Over at TPMCafe Book Club, Internet guru Clay Shirky and tech policy wizard Tim Lee are discussing the old debate between Henry Farrell and me about the proliferation of status dimensions enabled by wealth and the development of new technology, and whether or not there is some kind of meta-ranking of status dimensions.
To Henry's attempt at a sort of comic reductio in the example of a “level 75 Night Elf Rogue who Kicks Serious Ass!”, Clay responds:
Now this example is designed to be an absurd extreme, and Henry says as much, but even in its seemingly absurd form, I'm not on board with it. As I write this, Tiger Woods may be making some sort of golf history, burnishing further his already highly burnished reputation & c., and yet, given the choice, I'd much rather have dinner with the elf. I don't care about golf, but I do care about Warcraft, and someone with that degree of expertise is a big deal in my book.
One obvious objection is that I am simply a pallid, pencil-necked geek who doesn't understand the implicit meta-ranking of golf over WoW, but in fact, I am a pallid, pencil-necked geek who understands the implicit meta-ranking of golf over WoW perfectly well.
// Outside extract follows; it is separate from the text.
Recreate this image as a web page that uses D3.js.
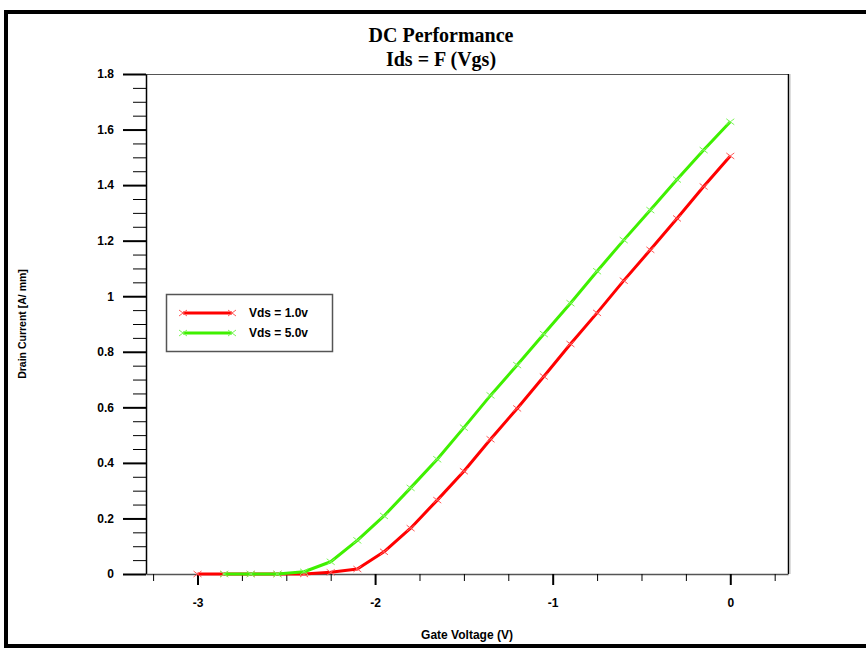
<!DOCTYPE html>
<html>
<head>
<meta charset="utf-8">
<script src="https://cdn.jsdelivr.net/npm/d3@7"></script>
<style>
  body { margin: 0; background: #fff; }
  text { font-family: "Liberation Sans", Arial, sans-serif; font-weight: bold; fill: #000; }
  .title { font-family: "Liberation Serif", "Times New Roman", serif; font-size: 20px; }
  .tick text { font-size: 12px; font-family: "Liberation Sans", Arial, sans-serif; font-weight: bold; }
</style>
</head>
<body>
<svg id="chart" width="866" height="648"></svg>
<script>
const width = 866;
const height = 648;
const margin = { top: 74, right: 78, bottom: 74, left: 146 };

// gate voltage steps (V)
const vgsLow = [-3, -2.85, -2.7, -2.55, -2.4, -2.25, -2.1, -1.95, -1.8, -1.65, -1.5,
  -1.35, -1.2, -1.05, -0.9, -0.75, -0.6, -0.45, -0.3, -0.15, 0];
const vgsHigh = [-2.85, -2.7, -2.55, -2.4, -2.25, -2.1, -1.95, -1.8, -1.65, -1.5,
  -1.35, -1.2, -1.05, -0.9, -0.75, -0.6, -0.45, -0.3, -0.15, 0];
// drain current (A/mm)
const idsVds1 = [0, 0, 0, 0, 0, 0.006, 0.018, 0.08, 0.165, 0.266, 0.37,
  0.485, 0.596, 0.711, 0.828, 0.94, 1.056, 1.167, 1.28, 1.395, 1.505];
const idsVds5 = [0, 0, 0, 0.008, 0.044, 0.121, 0.209, 0.31, 0.413, 0.527,
  0.643, 0.752, 0.864, 0.975, 1.09, 1.202, 1.31, 1.42, 1.526, 1.628];

const seriesNames = ["Vds = 1.0v", "Vds = 5.0v"];
const xMajor = [-3, -2, -1, 0];
const xMinor = [-3.25, -2.75, -2.5, -2.25, -1.75, -1.5, -1.25, -0.75, -0.5, -0.25, 0.25];
const yMajor = [0, 0.2, 0.4, 0.6, 0.8, 1, 1.2, 1.4, 1.6, 1.8];
const yMinor = [0.05, 0.1, 0.15, 0.25, 0.3, 0.35, 0.45, 0.5, 0.55, 0.65, 0.7, 0.75,
  0.85, 0.9, 0.95, 1.05, 1.1, 1.15, 1.25, 1.3, 1.35, 1.45, 1.5, 1.55, 1.65, 1.7, 1.75];

const series = [
  { name: seriesNames[0], xs: vgsLow, ys: idsVds1, color: "#ff0000", mark: "#ff5a5a" },
  { name: seriesNames[1], xs: vgsHigh, ys: idsVds5, color: "#3ff000", mark: "#7cf55a" }
];

const svg = d3.select("#chart");

const x = d3.scaleLinear()
  .domain([-3.29, 0.325])
  .range([margin.left, width - margin.right]);

const y = d3.scaleLinear()
  .domain([0, 1.8])
  .range([height - margin.bottom, margin.top]);

// outer frame
svg.append("rect").attr("x", 4).attr("y", 10).attr("width", 870).attr("height", 4).attr("fill", "#000");
svg.append("rect").attr("x", 4).attr("y", 10).attr("width", 4).attr("height", 640).attr("fill", "#000");
svg.append("rect").attr("x", 4).attr("y", 644).attr("width", 870).attr("height", 4).attr("fill", "#000");

// plot box
svg.append("line")
  .attr("x1", margin.left).attr("x2", width - margin.right)
  .attr("y1", margin.top + 0.5).attr("y2", margin.top + 0.5)
  .attr("stroke", "#555");
svg.append("line")
  .attr("x1", width - margin.right + 0.5).attr("x2", width - margin.right + 0.5)
  .attr("y1", margin.top).attr("y2", height - margin.bottom)
  .attr("stroke", "#000").attr("stroke-width", 1.5);
svg.append("line")
  .attr("x1", width - margin.right + 2).attr("x2", width - margin.right + 2)
  .attr("y1", margin.top).attr("y2", height - margin.bottom)
  .attr("stroke", "#bbb");

// axes
const yAxis = svg.append("g")
  .attr("transform", `translate(${margin.left},0)`)
  .call(d3.axisLeft(y).tickValues(yMajor).tickSize(23).tickSizeOuter(0)
    .tickPadding(9).tickFormat(d => String(d)));
yAxis.selectAll(".tick line").attr("stroke-width", 2);
yAxis.select(".domain").attr("stroke", "#000").attr("stroke-width", 1.5);

svg.append("g")
  .attr("transform", `translate(${margin.left},0)`)
  .call(d3.axisLeft(y).tickValues(yMinor).tickSize(13).tickFormat(""))
  .call(g => g.select(".domain").remove());

const xAxis = svg.append("g")
  .attr("transform", `translate(0,${height - margin.bottom})`)
  .call(d3.axisBottom(x).tickValues(xMajor).tickSize(11).tickSizeOuter(0)
    .tickPadding(13).tickFormat(d => String(d)));
xAxis.selectAll(".tick line").attr("stroke-width", 2);
xAxis.select(".domain").attr("stroke", "#555").attr("stroke-width", 1.5);

svg.append("g")
  .attr("transform", `translate(0,${height - margin.bottom})`)
  .call(d3.axisBottom(x).tickValues(xMinor).tickSize(7).tickFormat(""))
  .call(g => g.select(".domain").remove());

// titles
svg.append("text").attr("class", "title")
  .attr("x", 441).attr("y", 42).attr("text-anchor", "middle")
  .text("DC Performance");
svg.append("text").attr("class", "title")
  .attr("x", 441).attr("y", 66).attr("text-anchor", "middle")
  .text("Ids = F (Vgs)");

svg.append("text")
  .attr("x", (margin.left + width - margin.right) / 2)
  .attr("y", 639)
  .attr("text-anchor", "middle")
  .style("font-size", "12px")
  .text("Gate Voltage (V)");

svg.append("text")
  .attr("transform", `translate(26,${(margin.top + height - margin.bottom) / 2}) rotate(-90)`)
  .attr("text-anchor", "middle")
  .style("font-size", "10.5px")
  .text("Drain Current [A/ mm]");

// curves
const line = d3.line()
  .x(d => x(d[0]))
  .y(d => y(d[1]));

const cross = "M-4,-3L4,3M-4,3L4,-3";

series.forEach(s => {
  const pts = s.xs.map((v, i) => [v, s.ys[i]]);
  svg.append("path")
    .datum(pts)
    .attr("fill", "none")
    .attr("stroke", s.color)
    .attr("stroke-width", 3)
    .attr("stroke-linejoin", "round")
    .attr("d", line);
  svg.append("g")
    .selectAll("path")
    .data(pts)
    .enter()
    .append("path")
    .attr("transform", d => `translate(${x(d[0])},${y(d[1])})`)
    .attr("d", cross)
    .attr("fill", "none")
    .attr("stroke", s.mark)
    .attr("stroke-width", 1);
});

// legend
const legend = svg.append("g");
legend.append("rect")
  .attr("x", 166.5).attr("y", 294.5)
  .attr("width", 166).attr("height", 57)
  .attr("fill", "#fff")
  .attr("stroke", "#555")
  .attr("stroke-width", 1.5);

series.forEach((s, i) => {
  const ly = 313 + i * 20;
  legend.append("line")
    .attr("x1", 183).attr("x2", 232)
    .attr("y1", ly).attr("y2", ly)
    .attr("stroke", s.color)
    .attr("stroke-width", 3);
  [183, 232].forEach(lx => {
    legend.append("path")
      .attr("transform", `translate(${lx},${ly})`)
      .attr("d", cross)
      .attr("fill", "none")
      .attr("stroke", s.mark);
  });
  legend.append("text")
    .attr("x", 249).attr("y", ly + 4)
    .style("font-size", "12px")
    .text(s.name);
});
</script>
</body>
</html>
The NY Times never puts serious Warcraft players on the front page of the sports section, much less the front page over all, so the general social importance of golf is hardly lost on me.
I simply don't care. That most of my fellow citizens prefer golf to WoW doesn't make me feel bad that I don't, which I take to be Wilkinson's point.
Tim does an outstanding job of explaining why new technology makes the existence of a meta-ranking more and more unlikely.
What I think lends Farrell's claim of “implicit meta-rankings” some plausibility is the fact that, until recently, the national media provided something like a uniform yardstick for status. In 1970, whoever appeared on national television and in national magazines on a regular basis was a celebrity by definition. And because there were only three television networks and a dozen or so national magazines, the top end of the status hierarchy really was close to zero-sum. If you appeared on Johnny Carson, you displaced somebody else.
But as the Internet removes the artificial scarcity of soapboxes, it is becoming increasingly implausible to suggest that everyone's fighting for a spot on a fixed national pecking order. Case in point: I just got back home from a road trip with my fiancée, and she brought along her iPod stocked with knitting podcasts. I wasn't aware of it until recently, but there is, apparently, a vibrant online community devoted to swapping knitting tips, complete with its own blogs, forums, podcasts, and minor celebrities. I'm sure there were a few famous authors in 1970 who wrote about knitting, but the national conversation around knitting is incomparably larger and more participatory than it was in 1970. The rise of an online knitting subculture has created a whole new status hierarchy for knitting enthusiasts to compete over.
Later, in an IM, Tim pointed out that because knitting is “done mostly by women it's harder to place on the male-dominated Night-Elf to Football quarterback spectrum that seems to be what people have in mind when they're positing a monolithic pecking order.” I think that's a great observation.